4. Deep Inspection with Stat
For detailed automation scripts, a more granular view of the inode is required.
stat -c “%a %A” /opt/infrastructure/shared_data
System Note: The stat tool provides a machine-readable output. The %a flag shows the octal value (e.g., 1777), while %A shows the human-readable string. This utility is preferred over ls for scripts that require high throughput or specific formatting during audits.
5. Auditing Existing System Bits
Locating all directories with the Sticky Bit helps in mapping the internal security posture.
find / -type d -perm -1000 -ls 2>/dev/null
System Note: This uses the find utility to traverse the filesystem and filter for directories with a permission mask matching the 1000 bit. The 2>/dev/null redirection suppresses permission denied errors from system-protected paths like /proc or /sys, focusing the output on actionable data.

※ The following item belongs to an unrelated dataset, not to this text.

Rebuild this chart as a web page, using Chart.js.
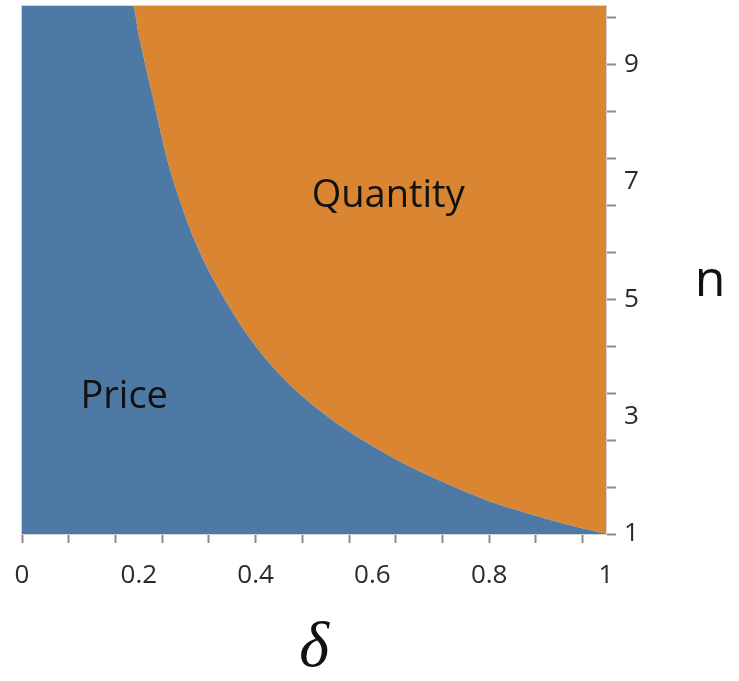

Section B: Dependency Fault-Lines:
A primary conflict occurs when Access Control Lists (ACLs) are active on the same directory. If an ACL explicitly grants “delete” rights to a user group, it may conflict with the Sticky Bit logic depending on the filesystem’s inheritance rules. Furthermore, if the directory is mounted with the noatime or ro (read-only) flags, administrative changes might fail or be irrelevant. Another significant fault-line is the interaction with SELinux; even if Sticky Bit Permissions are set correctly, an SELinux policy might block a user from writing to the directory entirely, resulting in a “Permission Denied” error that is unrelated to the mode bits themselves. Always verify the status with getenforce if unexpected blocks occur.

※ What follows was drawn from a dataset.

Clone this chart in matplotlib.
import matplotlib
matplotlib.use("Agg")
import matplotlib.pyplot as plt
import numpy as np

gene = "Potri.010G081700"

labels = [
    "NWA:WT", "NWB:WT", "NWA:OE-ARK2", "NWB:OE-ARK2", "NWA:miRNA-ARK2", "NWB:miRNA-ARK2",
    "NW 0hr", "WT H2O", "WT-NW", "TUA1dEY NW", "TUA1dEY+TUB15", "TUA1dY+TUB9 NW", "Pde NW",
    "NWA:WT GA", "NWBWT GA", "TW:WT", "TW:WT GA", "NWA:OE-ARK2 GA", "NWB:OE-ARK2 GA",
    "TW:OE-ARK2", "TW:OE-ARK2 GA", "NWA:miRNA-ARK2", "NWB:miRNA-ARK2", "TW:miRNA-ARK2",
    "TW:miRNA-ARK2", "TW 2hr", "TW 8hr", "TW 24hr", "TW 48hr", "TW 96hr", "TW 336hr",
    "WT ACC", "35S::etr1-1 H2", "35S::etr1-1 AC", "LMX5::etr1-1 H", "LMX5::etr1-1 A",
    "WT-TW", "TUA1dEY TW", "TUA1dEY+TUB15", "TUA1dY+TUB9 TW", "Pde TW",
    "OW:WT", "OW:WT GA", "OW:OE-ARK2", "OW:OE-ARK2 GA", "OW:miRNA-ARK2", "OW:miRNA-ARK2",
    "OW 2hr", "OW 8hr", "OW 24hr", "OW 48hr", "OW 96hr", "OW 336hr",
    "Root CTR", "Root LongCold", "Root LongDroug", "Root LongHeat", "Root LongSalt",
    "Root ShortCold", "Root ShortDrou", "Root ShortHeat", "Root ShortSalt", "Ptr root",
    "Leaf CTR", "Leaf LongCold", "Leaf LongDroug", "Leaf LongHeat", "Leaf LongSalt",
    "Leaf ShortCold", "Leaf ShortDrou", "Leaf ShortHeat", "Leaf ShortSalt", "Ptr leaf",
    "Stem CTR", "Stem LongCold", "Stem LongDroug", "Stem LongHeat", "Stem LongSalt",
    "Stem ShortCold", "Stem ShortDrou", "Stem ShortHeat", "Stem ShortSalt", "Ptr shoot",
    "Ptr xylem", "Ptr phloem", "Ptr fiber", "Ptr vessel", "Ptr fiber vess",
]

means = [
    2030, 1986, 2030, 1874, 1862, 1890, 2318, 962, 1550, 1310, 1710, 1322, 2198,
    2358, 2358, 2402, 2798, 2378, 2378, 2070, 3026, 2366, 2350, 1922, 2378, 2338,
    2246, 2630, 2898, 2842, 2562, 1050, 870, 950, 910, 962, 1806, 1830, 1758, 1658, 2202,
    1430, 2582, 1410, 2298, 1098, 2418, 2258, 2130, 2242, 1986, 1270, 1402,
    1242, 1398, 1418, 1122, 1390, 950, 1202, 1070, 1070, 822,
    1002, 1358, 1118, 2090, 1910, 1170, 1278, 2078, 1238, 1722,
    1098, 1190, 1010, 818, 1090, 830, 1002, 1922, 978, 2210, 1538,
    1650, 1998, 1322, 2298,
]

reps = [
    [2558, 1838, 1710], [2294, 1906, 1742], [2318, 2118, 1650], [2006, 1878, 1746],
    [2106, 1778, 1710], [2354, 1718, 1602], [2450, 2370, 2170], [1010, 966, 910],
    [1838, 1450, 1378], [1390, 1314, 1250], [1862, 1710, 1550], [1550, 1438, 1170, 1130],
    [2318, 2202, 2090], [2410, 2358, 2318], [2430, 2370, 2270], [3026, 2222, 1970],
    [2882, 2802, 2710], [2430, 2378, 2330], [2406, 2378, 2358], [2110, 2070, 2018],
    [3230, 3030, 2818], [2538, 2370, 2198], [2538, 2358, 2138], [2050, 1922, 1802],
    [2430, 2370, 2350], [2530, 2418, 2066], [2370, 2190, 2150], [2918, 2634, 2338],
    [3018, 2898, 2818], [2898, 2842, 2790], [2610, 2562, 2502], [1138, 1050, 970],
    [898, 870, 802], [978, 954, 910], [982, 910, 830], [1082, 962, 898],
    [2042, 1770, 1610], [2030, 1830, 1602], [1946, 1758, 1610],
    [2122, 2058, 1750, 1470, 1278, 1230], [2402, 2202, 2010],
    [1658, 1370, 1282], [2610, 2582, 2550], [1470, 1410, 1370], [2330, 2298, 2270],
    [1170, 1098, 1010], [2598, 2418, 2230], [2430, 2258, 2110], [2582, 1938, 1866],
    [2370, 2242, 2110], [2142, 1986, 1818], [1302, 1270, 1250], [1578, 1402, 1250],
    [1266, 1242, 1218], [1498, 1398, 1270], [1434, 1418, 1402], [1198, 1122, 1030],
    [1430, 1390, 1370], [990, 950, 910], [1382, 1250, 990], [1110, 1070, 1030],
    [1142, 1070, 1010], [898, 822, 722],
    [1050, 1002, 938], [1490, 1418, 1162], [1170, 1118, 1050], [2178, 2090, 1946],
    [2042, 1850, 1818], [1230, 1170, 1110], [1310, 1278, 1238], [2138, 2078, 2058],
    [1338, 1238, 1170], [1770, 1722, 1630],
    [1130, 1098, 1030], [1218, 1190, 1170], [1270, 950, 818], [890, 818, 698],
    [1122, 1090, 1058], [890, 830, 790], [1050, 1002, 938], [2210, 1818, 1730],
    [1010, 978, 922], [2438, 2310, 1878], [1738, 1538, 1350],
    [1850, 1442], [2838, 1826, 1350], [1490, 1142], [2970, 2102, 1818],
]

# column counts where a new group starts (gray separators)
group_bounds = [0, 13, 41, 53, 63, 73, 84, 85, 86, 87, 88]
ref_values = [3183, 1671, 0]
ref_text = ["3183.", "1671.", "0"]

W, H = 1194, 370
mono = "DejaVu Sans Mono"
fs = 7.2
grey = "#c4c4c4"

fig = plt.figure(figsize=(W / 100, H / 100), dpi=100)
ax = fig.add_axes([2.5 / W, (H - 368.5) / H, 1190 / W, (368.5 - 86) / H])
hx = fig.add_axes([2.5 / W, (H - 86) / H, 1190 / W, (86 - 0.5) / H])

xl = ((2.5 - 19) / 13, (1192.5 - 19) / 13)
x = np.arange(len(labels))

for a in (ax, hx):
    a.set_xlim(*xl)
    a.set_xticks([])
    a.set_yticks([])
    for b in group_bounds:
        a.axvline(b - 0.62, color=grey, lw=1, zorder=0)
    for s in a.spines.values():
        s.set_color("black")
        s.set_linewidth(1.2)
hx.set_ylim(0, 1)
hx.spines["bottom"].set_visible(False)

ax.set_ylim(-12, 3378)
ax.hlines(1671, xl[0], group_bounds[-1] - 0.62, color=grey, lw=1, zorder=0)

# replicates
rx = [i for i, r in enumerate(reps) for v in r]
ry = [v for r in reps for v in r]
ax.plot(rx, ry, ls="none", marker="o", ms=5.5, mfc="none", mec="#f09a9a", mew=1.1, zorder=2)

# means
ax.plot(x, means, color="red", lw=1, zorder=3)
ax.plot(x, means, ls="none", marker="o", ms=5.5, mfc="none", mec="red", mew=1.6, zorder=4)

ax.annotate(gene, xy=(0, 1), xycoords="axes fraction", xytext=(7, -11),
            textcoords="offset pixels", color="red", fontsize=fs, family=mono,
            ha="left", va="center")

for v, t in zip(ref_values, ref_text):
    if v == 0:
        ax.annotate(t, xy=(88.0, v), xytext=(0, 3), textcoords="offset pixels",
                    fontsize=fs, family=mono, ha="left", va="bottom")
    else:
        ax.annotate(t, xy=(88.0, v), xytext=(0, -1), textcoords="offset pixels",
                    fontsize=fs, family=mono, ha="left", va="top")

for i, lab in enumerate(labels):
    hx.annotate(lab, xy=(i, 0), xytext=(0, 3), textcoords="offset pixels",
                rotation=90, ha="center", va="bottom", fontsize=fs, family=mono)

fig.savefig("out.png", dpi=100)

The Troubleshooting Matrix
Section C: Logs & Debugging:
When a deletion is blocked by the Sticky Bit, the system generally does not log this as a kernel panic or a critical error; instead, the application attempting the deletion will receive an “Operation not permitted” (EPERM) error. To debug denied attempts, administrators should monitor the audit daemon. Use the path /var/log/audit/audit.log to track syscall failures.
Analyze the audit logs with:
ausearch -m avc,syscall -sc unlink -f /opt/infrastructure/shared_data
This command triggers a search through the audit records for any unlink syscalls targeting the shared directory. If the Sticky Bit is the cause of the failure, the exit code in the log will be -1 (EPERM). Correlate the UID in the log with the user account to confirm if a non-owner attempted a deletion. If the throughput of the log is high, use grep to isolate specific timestamps or PIDs to reduce analysis latency.
Optimization & Hardening
Performance Tuning:
While the Sticky Bit itself has negligible performance overhead, high-concurrency directories like /tmp can suffer from contention if too many files are created simultaneously. To optimize, ensure the underlying filesystem is mounted with the relatime option. This reduces the latency associated with updating the “last accessed” timestamp for every metadata check, allowing the kernel to focus on enforcing permission bits without unnecessary I/O.
Security Hardening:
For high-security environments, combine the Sticky Bit with the immutable flag on specific files within the directory using chattr +i [filename]. While the Sticky Bit prevents others from deleting the file, the immutable flag prevents even the owner from modifying or deleting it until the flag is removed. This dual-layer approach provides maximum protection against both lateral movement from users and compromised service accounts.
Scaling Logic:
As the infrastructure scales, maintaining these permissions across a fleet of servers requires configuration management tools like Ansible or SaltStack. Use an IDEMPOTENT task to enforce the 1777 mode. This ensures that even if a directory is recreated during a deployment, the security policy is instantly reapplied. Avoid manual chmod applications on large-scale clusters to prevent configuration drift, which can lead to cascading security failures during high-traffic events.
The Admin Desk
How do I remove the sticky bit from a directory?
Use the command chmod -t [directory_path] or use the numeric mode 0777 (or whichever standard permissions you require). This clears the 1000-bit value from the inode, allowing any user with write access to delete any file again.
Does the sticky bit work on individual files?
On modern Linux systems, the Sticky Bit is ignored when applied to files; it only has functional meaning when applied to directories. Historically, it was used to keep program text in swap, but that behavior is now obsolete.
Why does my directory show “T” instead of “t”?
A capital “T” indicates that the Sticky Bit is set, but the “execute” permission for “others” is NOT set. A lowercase “t” means both the sticky bit and the execute bit are active.
Can the root user still delete files with the bit set?
Yes; the root user bypasses all standard POSIX permission checks including the Sticky Bit. The bit is designed to restrict non-privileged users and service accounts in shared environments, not to limit the superuser.
Will the Sticky Bit persist after a system reboot?
Yes, permissions are stored in the filesystem metadata (the inode). Unless the directory is a temporary mount like a tmpfs that is cleared on reboot, the bit remains active until manually changed.